What we’re tracking on Monday, 22 August
There’s no word yet on the report from the House committee investigating fraud in this year’s wheat harvest, which was supposed to have been submitted to the House Speaker yesterday. Amid the delay, Supply Ministry spokesman Mahmoud Diab was forced to deny rumors that Supply Minister Khaled Hanafy had resigned. Members of the investigating committee have not been shy about placing responsibility for what they see as widespread corruption in the harvest at Hanafy’s doorstep. MPs have also called his integrity into question by accusing him of misappropriating state funds to stay at the Semiramis Intercontinental.
Pharma sector regulator coming? “There is an urgent need to bring to light a ‘pharmaceuticals authority’ to better regulate the sector,” said Essam El Qady, a member of the House Health Committee. El Qady said the House will take today an “important decision” to address the nationwide shortage of medication, which he said persists despite manufacturers having been granted permission by Cabinet in May 2016 to hike prices on products under EGP 30.

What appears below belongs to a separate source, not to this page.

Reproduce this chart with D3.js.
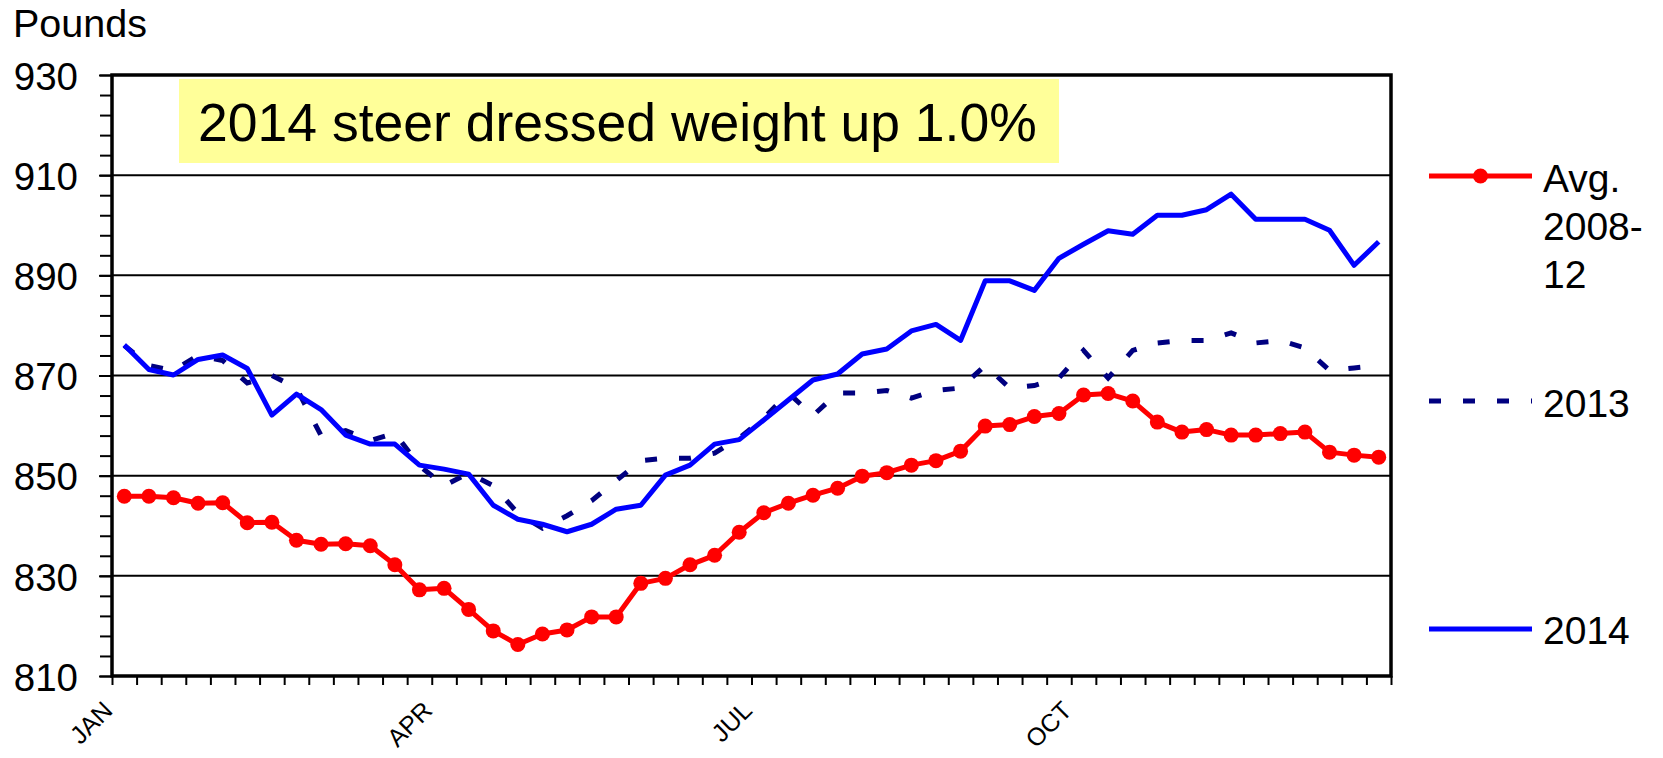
<!DOCTYPE html>
<html>
<head>
<meta charset="utf-8">
<script src="https://cdn.jsdelivr.net/npm/d3@7"></script>
<style>
  body { margin: 0; background: #fff; }
  svg { display: block; font-family: Arial, "Liberation Sans", sans-serif; }
</style>
</head>
<body>
<div id="chart"></div>
<script>
// weekly categories (52 weeks)
const weeks = d3.range(1, 53);
const monthLabels = ["JAN", "APR", "JUL", "OCT"];
const monthStartWeek = [0, 13, 26, 39];

// series values (pounds)
const avg2008to12 = [845.9, 845.9, 845.6, 844.5, 844.6, 840.6, 840.7, 837.1, 836.3, 836.4,
  836.0, 832.2, 827.2, 827.5, 823.3, 819.0, 816.3, 818.4, 819.2, 821.8,
  821.8, 828.5, 829.5, 832.2, 834.1, 838.7, 842.6, 844.5, 846.1, 847.5,
  849.9, 850.6, 852.1, 853.0, 854.9, 859.9, 860.2, 861.8, 862.4, 866.1,
  866.4, 864.9, 860.7, 858.7, 859.2, 858.1, 858.1, 858.4, 858.7, 854.7,
  854.1, 853.7];
const y2013 = [876, 872, 871, 874, 873, 868.5, 870, 867.5, 858, 859,
  857, 858.5, 852, 848, 850.5, 848, 842.5, 839.5, 842, 845,
  849, 853, 853.5, 853.5, 854.5, 857.5, 861.5, 866.5, 862, 866.5,
  866.5, 867, 865.5, 867, 867.5, 872, 867.5, 868, 869.5, 875,
  869.5, 875, 876.5, 877, 877, 878.5, 876.5, 877, 875.5, 871,
  871.5, 872];
const y2014 = [876.1, 871.2, 870.1, 873.2, 874.1, 871.4, 862.1, 866.3, 863.2, 858.1,
  856.3, 856.3, 852.1, 851.3, 850.3, 844.1, 841.3, 840.3, 838.8, 840.3,
  843.3, 844.1, 850.1, 852.1, 856.3, 857.2, 861.1, 865.1, 869.1, 870.3,
  874.3, 875.3, 878.9, 880.2, 877.0, 888.9, 888.9, 887.0, 893.4, 896.2,
  898.9, 898.2, 902.0, 902.0, 903.1, 906.2, 901.2, 901.2, 901.2, 899.0,
  892.0, 896.7];
const yMajorTicks = [810, 830, 850, 870, 890, 910, 930];

const width = 1663, height = 758;
const plotLeft = 112, plotRight = 1391, plotTop = 75, plotBottom = 676;

const svg = d3.select("#chart").append("svg")
    .attr("width", width)
    .attr("height", height);

const x = d3.scaleBand().domain(weeks).range([plotLeft, plotRight]).padding(0);
const xEdge = d3.scaleLinear().domain([0, weeks.length]).range([plotLeft, plotRight]);
const y = d3.scaleLinear().domain([810, 930]).range([plotBottom, plotTop]);
const cx = (d, i) => x(weeks[i]) + x.bandwidth() / 2;

// gridlines
svg.append("g")
  .selectAll("line")
  .data(yMajorTicks.slice(1, -1))
  .join("line")
    .attr("x1", plotLeft).attr("x2", plotRight)
    .attr("y1", d => y(d)).attr("y2", d => y(d))
    .attr("stroke", "#000").attr("stroke-width", 2);

// yellow note
svg.append("rect")
    .attr("x", 179).attr("y", 79).attr("width", 880).attr("height", 84)
    .attr("fill", "#FFFF99");
svg.append("text")
    .attr("x", 198).attr("y", 141)
    .attr("font-size", 53.5)
    .text("2014 steer dressed weight up 1.0%");

// y axis: minor ticks, then major ticks with labels
svg.append("g")
    .attr("transform", `translate(${plotLeft},0)`)
    .call(d3.axisLeft(y).tickValues(d3.range(810, 931, 4)).tickSize(12).tickFormat(""))
    .call(g => g.select(".domain").remove())
    .call(g => g.selectAll("line").attr("stroke-width", 2));
svg.append("g")
    .attr("transform", `translate(${plotLeft},0)`)
    .call(d3.axisLeft(y).tickValues(yMajorTicks).tickSize(13).tickPadding(21).tickFormat(d3.format("d")))
    .call(g => g.select(".domain").remove())
    .call(g => g.selectAll("line").attr("stroke-width", 2))
    .call(g => g.selectAll("text")
        .attr("font-size", 38.5).attr("font-family", "Arial, 'Liberation Sans', sans-serif")
        .attr("fill", "#000").attr("dy", "0.37em"));

// x axis ticks at week boundaries
svg.append("g")
    .attr("transform", `translate(0,${plotBottom})`)
    .call(d3.axisBottom(xEdge).tickValues(d3.range(weeks.length + 1)).tickSize(9).tickFormat(""))
    .call(g => g.select(".domain").remove())
    .call(g => g.selectAll("line").attr("stroke-width", 2));

svg.append("g")
  .selectAll("text")
  .data(monthLabels)
  .join("text")
    .attr("transform", (d, i) => `translate(${xEdge(monthStartWeek[i]) + 2},${plotBottom + 36}) rotate(-45)`)
    .attr("text-anchor", "end")
    .attr("font-size", 25)
    .text(d => d);

// plot border
svg.append("rect")
    .attr("x", plotLeft).attr("y", plotTop)
    .attr("width", plotRight - plotLeft).attr("height", plotBottom - plotTop)
    .attr("fill", "none").attr("stroke", "#000").attr("stroke-width", 3.5);

svg.append("text")
    .attr("x", 13).attr("y", 37)
    .attr("font-size", 39.5)
    .text("Pounds");

// series
const line = d3.line().x(cx).y(d => y(d));

svg.append("path")
    .datum(avg2008to12)
    .attr("d", line)
    .attr("fill", "none").attr("stroke", "#FF0000").attr("stroke-width", 5)
    .attr("stroke-linejoin", "round");
svg.append("g")
  .selectAll("circle")
  .data(avg2008to12)
  .join("circle")
    .attr("cx", cx).attr("cy", d => y(d)).attr("r", 7.5)
    .attr("fill", "#FF0000");

svg.append("path")
    .datum(y2013)
    .attr("d", line)
    .attr("fill", "none").attr("stroke", "#000080").attr("stroke-width", 5)
    .attr("stroke-dasharray", "12,22");

svg.append("path")
    .datum(y2014)
    .attr("d", line)
    .attr("fill", "none").attr("stroke", "#0000FF").attr("stroke-width", 5)
    .attr("stroke-linejoin", "round");

// legend
const legend = svg.append("g");
const lx1 = 1429, lx2 = 1532, tx = 1543;

legend.append("line").attr("x1", lx1).attr("x2", lx2).attr("y1", 176).attr("y2", 176)
    .attr("stroke", "#FF0000").attr("stroke-width", 5);
legend.append("circle").attr("cx", (lx1 + lx2) / 2).attr("cy", 176).attr("r", 7.5).attr("fill", "#FF0000");
["Avg.", "2008-", "12"].forEach((t, i) => {
  legend.append("text").attr("x", tx).attr("y", 192 + i * 48).attr("font-size", 39).text(t);
});

legend.append("line").attr("x1", lx1).attr("x2", lx2).attr("y1", 401).attr("y2", 401)
    .attr("stroke", "#000080").attr("stroke-width", 5).attr("stroke-dasharray", "12,22");
legend.append("text").attr("x", tx).attr("y", 417).attr("font-size", 39).text("2013");

legend.append("line").attr("x1", lx1).attr("x2", lx2).attr("y1", 629).attr("y2", 629)
    .attr("stroke", "#0000FF").attr("stroke-width", 5);
legend.append("text").attr("x", tx).attr("y", 644).attr("font-size", 39).text("2014");
</script>
</body>
</html>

VAT vote, delayed wheat investigation report and now talk of a pharma sector regulator? Don’t these people want to cut us a break and go on summer recess?
On a thankfully a slow news night day, we bring you “Chronicles of a Substitute Teacher” (or: “The Life and Times of the Speaker of the House”): House Speaker Ali Abdel Aal does not get the credit he deserves for babysitting the House (when he is not calling for the extermination of FX traders, that is). Two of his most memorable lines yesterday, as reported in the domestic press: “If everyone gets a chance to talk, we won’t be done over here” and “Stop talking on your phones or I’ll turn on the scrambler”. Eat your heart out, Principal Skinner. We can imagine his drawer filled with confiscated slingshots and the back of his chair peppered with spitballs. These are the “elected representatives” working on legislation key to our economic future, ladies and gentlemen.
We’re DFL (or nearly so). Egypt finished the Rio Olympics ranked number three — by greatest number of last-place finishes, according to the Wall Street Journal (paywall). Brazil had the greatest number of last-place, second-to-last and third-to-last finishes, followed by Australia, Egypt, Japan and the United States. Egypt had 23 finishes in the bottom three to Australia’s 29 and Brazil’s 45.